» **PROBLEM**:
Word for word, transcribe the lines below and drop the pictures.

» **RECORDED INFORMATION**:
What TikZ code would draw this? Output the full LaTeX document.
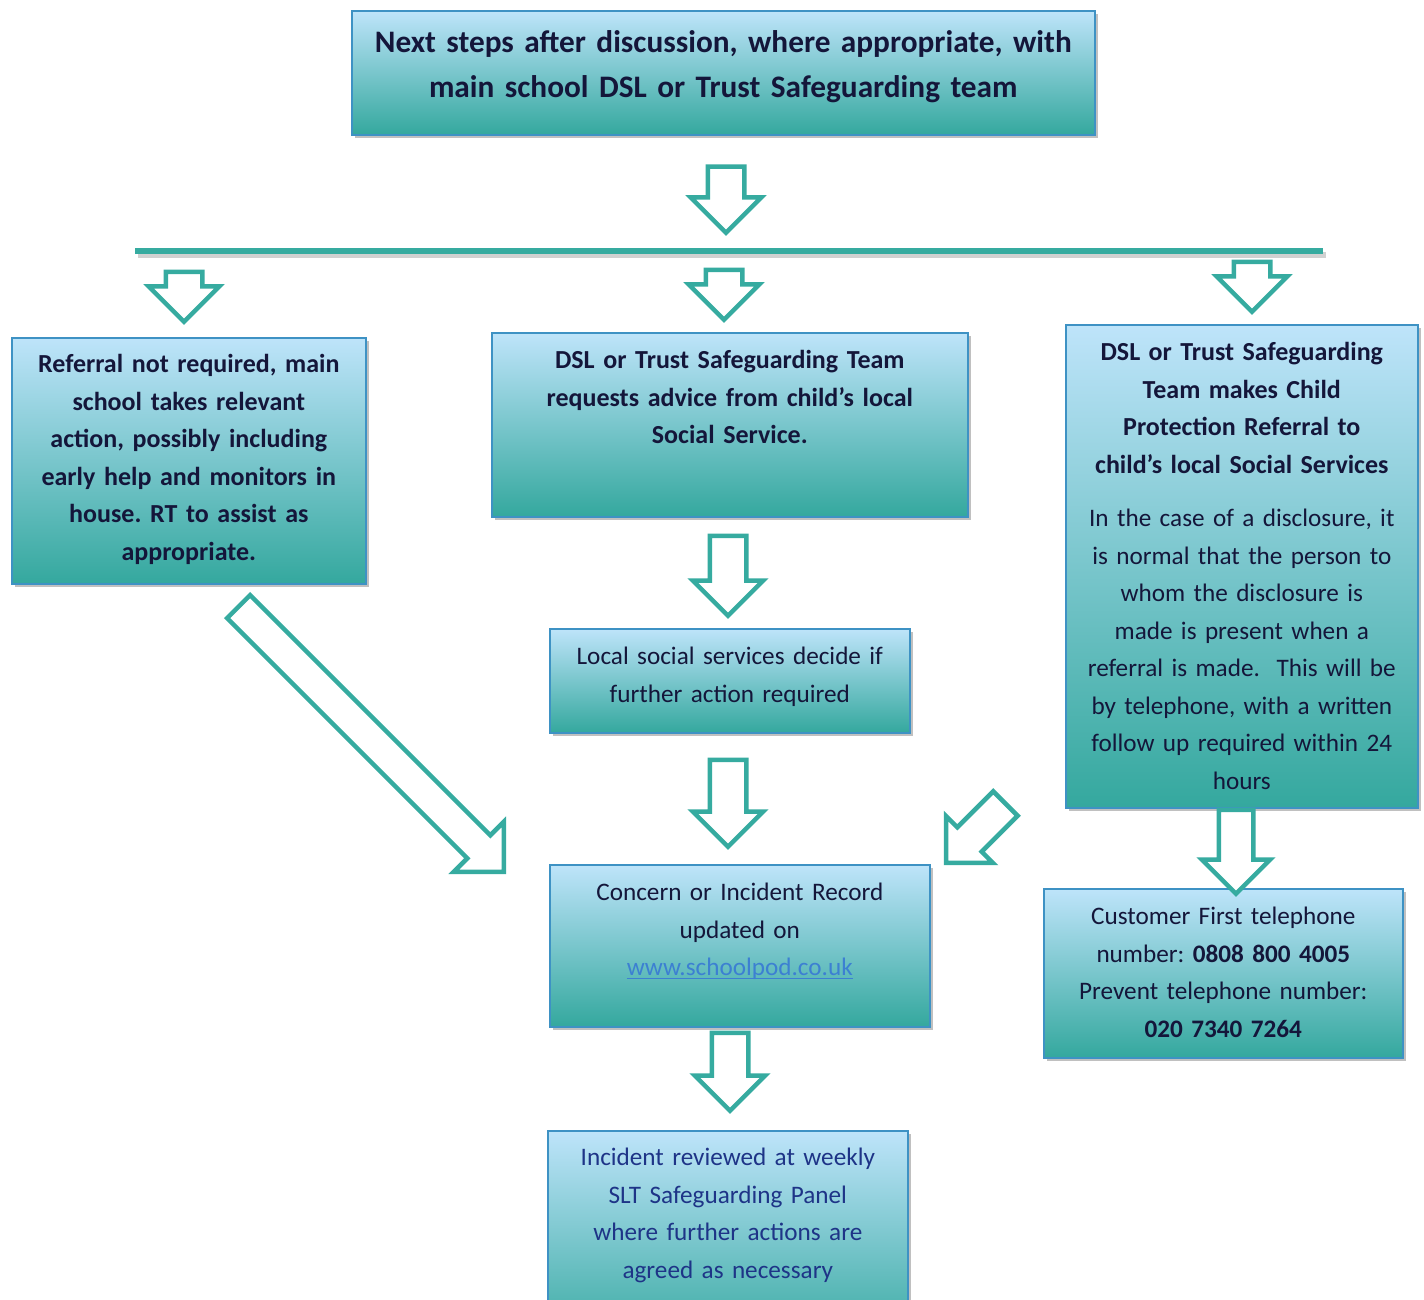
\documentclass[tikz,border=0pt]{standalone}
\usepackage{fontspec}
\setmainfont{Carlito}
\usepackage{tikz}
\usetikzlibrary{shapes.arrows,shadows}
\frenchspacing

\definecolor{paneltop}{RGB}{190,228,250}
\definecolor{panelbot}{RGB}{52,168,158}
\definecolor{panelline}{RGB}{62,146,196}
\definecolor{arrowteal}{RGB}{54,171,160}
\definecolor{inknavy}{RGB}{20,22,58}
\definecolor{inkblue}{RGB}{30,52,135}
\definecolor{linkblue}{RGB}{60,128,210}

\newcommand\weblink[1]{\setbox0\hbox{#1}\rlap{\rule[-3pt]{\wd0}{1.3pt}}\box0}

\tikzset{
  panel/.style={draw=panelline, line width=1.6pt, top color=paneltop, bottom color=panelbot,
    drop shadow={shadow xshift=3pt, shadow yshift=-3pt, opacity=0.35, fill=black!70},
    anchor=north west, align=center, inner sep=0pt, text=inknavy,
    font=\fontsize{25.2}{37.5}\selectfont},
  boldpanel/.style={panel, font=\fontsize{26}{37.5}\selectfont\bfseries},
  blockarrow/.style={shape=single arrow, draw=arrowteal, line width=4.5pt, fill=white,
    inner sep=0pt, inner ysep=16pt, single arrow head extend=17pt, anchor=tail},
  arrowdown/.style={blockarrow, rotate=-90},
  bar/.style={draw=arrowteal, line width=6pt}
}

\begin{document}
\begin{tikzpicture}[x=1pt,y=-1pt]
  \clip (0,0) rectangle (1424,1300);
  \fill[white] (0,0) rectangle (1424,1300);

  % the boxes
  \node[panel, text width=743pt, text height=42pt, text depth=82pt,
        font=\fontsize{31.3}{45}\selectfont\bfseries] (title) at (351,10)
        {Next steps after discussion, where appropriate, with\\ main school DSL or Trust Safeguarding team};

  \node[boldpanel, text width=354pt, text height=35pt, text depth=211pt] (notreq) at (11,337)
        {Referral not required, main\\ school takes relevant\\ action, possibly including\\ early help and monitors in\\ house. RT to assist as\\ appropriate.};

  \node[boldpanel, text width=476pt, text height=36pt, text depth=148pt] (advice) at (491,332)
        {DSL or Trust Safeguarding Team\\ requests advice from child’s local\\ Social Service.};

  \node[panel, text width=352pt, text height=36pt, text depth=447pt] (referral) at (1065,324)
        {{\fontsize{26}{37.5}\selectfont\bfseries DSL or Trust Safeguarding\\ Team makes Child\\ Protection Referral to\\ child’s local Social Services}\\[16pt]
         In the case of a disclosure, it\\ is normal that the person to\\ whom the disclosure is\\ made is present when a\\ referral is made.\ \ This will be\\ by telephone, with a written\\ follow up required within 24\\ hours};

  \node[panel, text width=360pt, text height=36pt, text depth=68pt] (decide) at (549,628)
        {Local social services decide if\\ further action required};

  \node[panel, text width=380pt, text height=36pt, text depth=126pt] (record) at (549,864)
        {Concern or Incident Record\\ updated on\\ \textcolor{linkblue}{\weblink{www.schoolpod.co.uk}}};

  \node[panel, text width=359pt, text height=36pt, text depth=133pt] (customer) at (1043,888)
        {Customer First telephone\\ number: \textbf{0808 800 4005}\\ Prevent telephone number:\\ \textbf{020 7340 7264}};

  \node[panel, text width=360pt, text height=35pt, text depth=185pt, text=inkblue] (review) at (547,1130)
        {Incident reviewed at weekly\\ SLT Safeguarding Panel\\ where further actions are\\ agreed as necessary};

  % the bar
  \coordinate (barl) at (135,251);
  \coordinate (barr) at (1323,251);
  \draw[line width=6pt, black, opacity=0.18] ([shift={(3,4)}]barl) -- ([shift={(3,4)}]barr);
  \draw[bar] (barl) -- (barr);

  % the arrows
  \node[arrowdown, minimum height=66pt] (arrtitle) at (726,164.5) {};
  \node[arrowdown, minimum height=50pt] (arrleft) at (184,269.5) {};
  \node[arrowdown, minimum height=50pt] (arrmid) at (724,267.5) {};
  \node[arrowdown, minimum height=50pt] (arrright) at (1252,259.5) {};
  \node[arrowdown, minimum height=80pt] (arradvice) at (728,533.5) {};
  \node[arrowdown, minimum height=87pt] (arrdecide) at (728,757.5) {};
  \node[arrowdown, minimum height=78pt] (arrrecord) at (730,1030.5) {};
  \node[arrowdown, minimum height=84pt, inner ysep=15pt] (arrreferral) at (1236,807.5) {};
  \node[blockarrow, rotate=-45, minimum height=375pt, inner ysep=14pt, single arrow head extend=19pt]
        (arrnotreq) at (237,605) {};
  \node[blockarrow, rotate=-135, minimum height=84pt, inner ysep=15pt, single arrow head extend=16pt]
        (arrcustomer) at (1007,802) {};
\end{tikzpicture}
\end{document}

» **IN RESPONSE**:
What TikZ code would draw this? Output the full LaTeX document.
\documentclass[tikz,border=0pt]{standalone}
\usepackage{fontspec}
\setmainfont{Carlito}
\usepackage{tikz}
\usetikzlibrary{shapes.arrows,shadows}
\frenchspacing

\definecolor{paneltop}{RGB}{190,228,250}
\definecolor{panelbot}{RGB}{52,168,158}
\definecolor{panelline}{RGB}{62,146,196}
\definecolor{arrowteal}{RGB}{54,171,160}
\definecolor{inknavy}{RGB}{20,22,58}
\definecolor{inkblue}{RGB}{30,52,135}
\definecolor{linkblue}{RGB}{60,128,210}

\newcommand\weblink[1]{\setbox0\hbox{#1}\rlap{\rule[-3pt]{\wd0}{1.3pt}}\box0}

\tikzset{
  panel/.style={draw=panelline, line width=1.6pt, top color=paneltop, bottom color=panelbot,
    drop shadow={shadow xshift=3pt, shadow yshift=-3pt, opacity=0.35, fill=black!70},
    anchor=north west, align=center, inner sep=0pt, text=inknavy,
    font=\fontsize{25.2}{37.5}\selectfont},
  boldpanel/.style={panel, font=\fontsize{26}{37.5}\selectfont\bfseries},
  blockarrow/.style={shape=single arrow, draw=arrowteal, line width=4.5pt, fill=white,
    inner sep=0pt, inner ysep=16pt, single arrow head extend=17pt, anchor=tail},
  arrowdown/.style={blockarrow, rotate=-90},
  bar/.style={draw=arrowteal, line width=6pt}
}

\begin{document}
\begin{tikzpicture}[x=1pt,y=-1pt]
  \clip (0,0) rectangle (1424,1300);
  \fill[white] (0,0) rectangle (1424,1300);

  % the boxes
  \node[panel, text width=743pt, text height=42pt, text depth=82pt,
        font=\fontsize{31.3}{45}\selectfont\bfseries] (title) at (351,10)
        {Next steps after discussion, where appropriate, with\\ main school DSL or Trust Safeguarding team};

  \node[boldpanel, text width=354pt, text height=35pt, text depth=211pt] (notreq) at (11,337)
        {Referral not required, main\\ school takes relevant\\ action, possibly including\\ early help and monitors in\\ house. RT to assist as\\ appropriate.};

  \node[boldpanel, text width=476pt, text height=36pt, text depth=148pt] (advice) at (491,332)
        {DSL or Trust Safeguarding Team\\ requests advice from child’s local\\ Social Service.};

  \node[panel, text width=352pt, text height=36pt, text depth=447pt] (referral) at (1065,324)
        {{\fontsize{26}{37.5}\selectfont\bfseries DSL or Trust Safeguarding\\ Team makes Child\\ Protection Referral to\\ child’s local Social Services}\\[16pt]
         In the case of a disclosure, it\\ is normal that the person to\\ whom the disclosure is\\ made is present when a\\ referral is made.\ \ This will be\\ by telephone, with a written\\ follow up required within 24\\ hours};

  \node[panel, text width=360pt, text height=36pt, text depth=68pt] (decide) at (549,628)
        {Local social services decide if\\ further action required};

  \node[panel, text width=380pt, text height=36pt, text depth=126pt] (record) at (549,864)
        {Concern or Incident Record\\ updated on\\ \textcolor{linkblue}{\weblink{www.schoolpod.co.uk}}};

  \node[panel, text width=359pt, text height=36pt, text depth=133pt] (customer) at (1043,888)
        {Customer First telephone\\ number: \textbf{0808 800 4005}\\ Prevent telephone number:\\ \textbf{020 7340 7264}};

  \node[panel, text width=360pt, text height=35pt, text depth=185pt, text=inkblue] (review) at (547,1130)
        {Incident reviewed at weekly\\ SLT Safeguarding Panel\\ where further actions are\\ agreed as necessary};

  % the bar
  \coordinate (barl) at (135,251);
  \coordinate (barr) at (1323,251);
  \draw[line width=6pt, black, opacity=0.18] ([shift={(3,4)}]barl) -- ([shift={(3,4)}]barr);
  \draw[bar] (barl) -- (barr);

  % the arrows
  \node[arrowdown, minimum height=66pt] (arrtitle) at (726,164.5) {};
  \node[arrowdown, minimum height=50pt] (arrleft) at (184,269.5) {};
  \node[arrowdown, minimum height=50pt] (arrmid) at (724,267.5) {};
  \node[arrowdown, minimum height=50pt] (arrright) at (1252,259.5) {};
  \node[arrowdown, minimum height=80pt] (arradvice) at (728,533.5) {};
  \node[arrowdown, minimum height=87pt] (arrdecide) at (728,757.5) {};
  \node[arrowdown, minimum height=78pt] (arrrecord) at (730,1030.5) {};
  \node[arrowdown, minimum height=84pt, inner ysep=15pt] (arrreferral) at (1236,807.5) {};
  \node[blockarrow, rotate=-45, minimum height=375pt, inner ysep=14pt, single arrow head extend=19pt]
        (arrnotreq) at (237,605) {};
  \node[blockarrow, rotate=-135, minimum height=84pt, inner ysep=15pt, single arrow head extend=16pt]
        (arrcustomer) at (1007,802) {};
\end{tikzpicture}
\end{document}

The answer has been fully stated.